WHAT YOU NEED TO DO: Go through the data below and copy it exactly, skipping every picture.

* Begin RECORDED DATA *

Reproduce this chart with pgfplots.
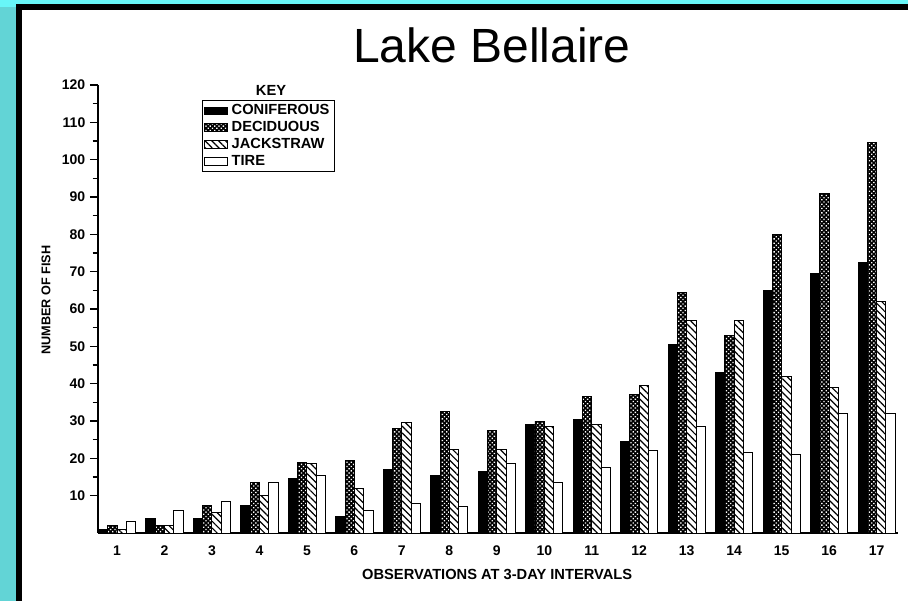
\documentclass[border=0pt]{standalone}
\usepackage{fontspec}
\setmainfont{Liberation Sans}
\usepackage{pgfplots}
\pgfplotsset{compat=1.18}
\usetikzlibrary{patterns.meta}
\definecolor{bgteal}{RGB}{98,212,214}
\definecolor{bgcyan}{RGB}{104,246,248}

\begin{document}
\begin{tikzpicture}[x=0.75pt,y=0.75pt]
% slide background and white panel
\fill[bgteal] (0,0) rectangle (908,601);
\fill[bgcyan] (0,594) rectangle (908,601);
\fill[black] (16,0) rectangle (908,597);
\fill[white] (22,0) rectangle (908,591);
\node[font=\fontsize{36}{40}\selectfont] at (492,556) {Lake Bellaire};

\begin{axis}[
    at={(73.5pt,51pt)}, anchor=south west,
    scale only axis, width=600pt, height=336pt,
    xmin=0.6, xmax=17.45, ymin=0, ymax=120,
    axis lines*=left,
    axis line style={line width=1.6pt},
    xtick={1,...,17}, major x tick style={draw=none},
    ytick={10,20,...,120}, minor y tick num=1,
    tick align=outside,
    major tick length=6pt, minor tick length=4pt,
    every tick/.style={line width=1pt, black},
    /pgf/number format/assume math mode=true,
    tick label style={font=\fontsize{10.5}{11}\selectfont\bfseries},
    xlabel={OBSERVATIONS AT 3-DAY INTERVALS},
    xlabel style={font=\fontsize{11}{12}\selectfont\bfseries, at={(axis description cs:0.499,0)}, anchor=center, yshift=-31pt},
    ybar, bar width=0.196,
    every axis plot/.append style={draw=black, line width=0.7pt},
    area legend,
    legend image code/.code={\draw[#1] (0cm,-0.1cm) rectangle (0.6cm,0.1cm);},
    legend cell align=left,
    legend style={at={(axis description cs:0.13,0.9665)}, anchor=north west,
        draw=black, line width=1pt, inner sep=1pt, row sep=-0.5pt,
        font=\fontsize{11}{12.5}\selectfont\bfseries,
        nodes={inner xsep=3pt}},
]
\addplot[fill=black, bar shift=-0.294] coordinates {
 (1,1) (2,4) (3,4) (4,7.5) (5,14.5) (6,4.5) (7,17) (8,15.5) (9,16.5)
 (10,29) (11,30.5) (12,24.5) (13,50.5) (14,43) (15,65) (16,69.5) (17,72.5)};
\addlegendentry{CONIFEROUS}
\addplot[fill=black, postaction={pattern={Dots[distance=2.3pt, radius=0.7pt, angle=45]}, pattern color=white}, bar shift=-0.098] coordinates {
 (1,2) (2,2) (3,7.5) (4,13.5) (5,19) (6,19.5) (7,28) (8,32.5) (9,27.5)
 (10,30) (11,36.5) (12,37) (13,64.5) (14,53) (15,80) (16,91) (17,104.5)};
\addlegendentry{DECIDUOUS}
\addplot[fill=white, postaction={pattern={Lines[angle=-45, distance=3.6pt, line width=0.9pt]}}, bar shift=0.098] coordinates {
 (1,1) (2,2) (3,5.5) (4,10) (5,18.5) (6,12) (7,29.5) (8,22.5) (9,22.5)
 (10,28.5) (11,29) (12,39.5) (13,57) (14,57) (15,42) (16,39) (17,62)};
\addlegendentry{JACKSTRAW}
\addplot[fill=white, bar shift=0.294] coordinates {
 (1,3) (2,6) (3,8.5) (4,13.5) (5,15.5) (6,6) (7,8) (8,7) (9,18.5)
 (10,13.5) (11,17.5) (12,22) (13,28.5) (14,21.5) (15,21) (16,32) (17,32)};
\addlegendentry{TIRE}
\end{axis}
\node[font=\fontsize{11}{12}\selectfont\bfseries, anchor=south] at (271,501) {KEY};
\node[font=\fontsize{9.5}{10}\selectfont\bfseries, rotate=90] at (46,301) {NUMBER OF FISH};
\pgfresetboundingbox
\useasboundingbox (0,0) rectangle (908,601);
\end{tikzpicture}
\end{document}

* End RECORDED DATA *

REPLY TO THE EXERCISE:
Reproduce this chart with pgfplots.
\documentclass[border=0pt]{standalone}
\usepackage{fontspec}
\setmainfont{Liberation Sans}
\usepackage{pgfplots}
\pgfplotsset{compat=1.18}
\usetikzlibrary{patterns.meta}
\definecolor{bgteal}{RGB}{98,212,214}
\definecolor{bgcyan}{RGB}{104,246,248}

\begin{document}
\begin{tikzpicture}[x=0.75pt,y=0.75pt]
% slide background and white panel
\fill[bgteal] (0,0) rectangle (908,601);
\fill[bgcyan] (0,594) rectangle (908,601);
\fill[black] (16,0) rectangle (908,597);
\fill[white] (22,0) rectangle (908,591);
\node[font=\fontsize{36}{40}\selectfont] at (492,556) {Lake Bellaire};

\begin{axis}[
    at={(73.5pt,51pt)}, anchor=south west,
    scale only axis, width=600pt, height=336pt,
    xmin=0.6, xmax=17.45, ymin=0, ymax=120,
    axis lines*=left,
    axis line style={line width=1.6pt},
    xtick={1,...,17}, major x tick style={draw=none},
    ytick={10,20,...,120}, minor y tick num=1,
    tick align=outside,
    major tick length=6pt, minor tick length=4pt,
    every tick/.style={line width=1pt, black},
    /pgf/number format/assume math mode=true,
    tick label style={font=\fontsize{10.5}{11}\selectfont\bfseries},
    xlabel={OBSERVATIONS AT 3-DAY INTERVALS},
    xlabel style={font=\fontsize{11}{12}\selectfont\bfseries, at={(axis description cs:0.499,0)}, anchor=center, yshift=-31pt},
    ybar, bar width=0.196,
    every axis plot/.append style={draw=black, line width=0.7pt},
    area legend,
    legend image code/.code={\draw[#1] (0cm,-0.1cm) rectangle (0.6cm,0.1cm);},
    legend cell align=left,
    legend style={at={(axis description cs:0.13,0.9665)}, anchor=north west,
        draw=black, line width=1pt, inner sep=1pt, row sep=-0.5pt,
        font=\fontsize{11}{12.5}\selectfont\bfseries,
        nodes={inner xsep=3pt}},
]
\addplot[fill=black, bar shift=-0.294] coordinates {
 (1,1) (2,4) (3,4) (4,7.5) (5,14.5) (6,4.5) (7,17) (8,15.5) (9,16.5)
 (10,29) (11,30.5) (12,24.5) (13,50.5) (14,43) (15,65) (16,69.5) (17,72.5)};
\addlegendentry{CONIFEROUS}
\addplot[fill=black, postaction={pattern={Dots[distance=2.3pt, radius=0.7pt, angle=45]}, pattern color=white}, bar shift=-0.098] coordinates {
 (1,2) (2,2) (3,7.5) (4,13.5) (5,19) (6,19.5) (7,28) (8,32.5) (9,27.5)
 (10,30) (11,36.5) (12,37) (13,64.5) (14,53) (15,80) (16,91) (17,104.5)};
\addlegendentry{DECIDUOUS}
\addplot[fill=white, postaction={pattern={Lines[angle=-45, distance=3.6pt, line width=0.9pt]}}, bar shift=0.098] coordinates {
 (1,1) (2,2) (3,5.5) (4,10) (5,18.5) (6,12) (7,29.5) (8,22.5) (9,22.5)
 (10,28.5) (11,29) (12,39.5) (13,57) (14,57) (15,42) (16,39) (17,62)};
\addlegendentry{JACKSTRAW}
\addplot[fill=white, bar shift=0.294] coordinates {
 (1,3) (2,6) (3,8.5) (4,13.5) (5,15.5) (6,6) (7,8) (8,7) (9,18.5)
 (10,13.5) (11,17.5) (12,22) (13,28.5) (14,21.5) (15,21) (16,32) (17,32)};
\addlegendentry{TIRE}
\end{axis}
\node[font=\fontsize{11}{12}\selectfont\bfseries, anchor=south] at (271,501) {KEY};
\node[font=\fontsize{9.5}{10}\selectfont\bfseries, rotate=90] at (46,301) {NUMBER OF FISH};
\pgfresetboundingbox
\useasboundingbox (0,0) rectangle (908,601);
\end{tikzpicture}
\end{document}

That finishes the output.